Supermarkets in general are tough propositions for long-term investors, given razor-thin margins and increasing competition. Add to that the shift to digital shopping—and difficult comparisons looming, given the surge of 2020 pantry-stocking—and Kelly doesn’t see Albertsons or others doing much to change this perception in the near term.
That said, he is also concerned with the stock’s near-term price momentum, and is unwilling to move his price target higher, seeing the risk-reward largely balanced here.
Just under 30% of Albertsons’ shares available for trading (or the “float”) is sold short—when investors borrow and then sell shares, betting on price declines—making it a prime candidate to get caught up in the short squeeze that has seen shares of companies from GameStop (GME) to Bed Bath & Beyond (BBBY) soar. A short squeeze is when investors rush to reverse those bets that a stock will fall, sending the shares rapidly higher. Stocks where bears are heavily involved have enjoyed major rallies recently, as investors with short positions throw in the towel to cap their losses.
That phenomenon may also be behind Albertsons’ recent move, given its more than 13% year-to-date gain and the fact that it is up more than 2% today—to $19.92 at recent check—despite the downgrade.

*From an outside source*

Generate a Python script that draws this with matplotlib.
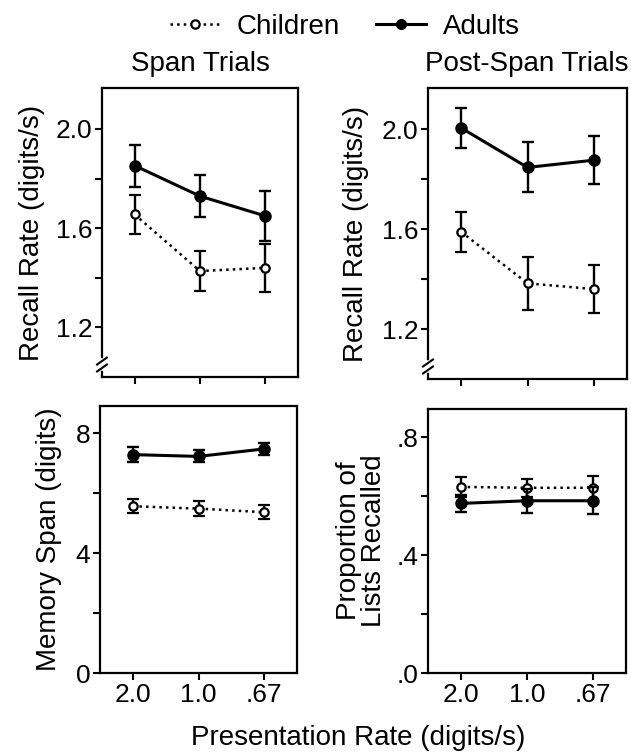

The same is likely for United Natural Foods (UNFI), which is up 1% to $31.62 in recent trading. About a quarter of its float is sold short, and the stock has notched a triple-digit gain since the start of the year. Kelly downgraded the shares to Underweight from Equal Weight today, with a $17 price target. He cites the stock’s big rally, along with the expected away-from-home eating surge that gives him pause about Albertsons stock.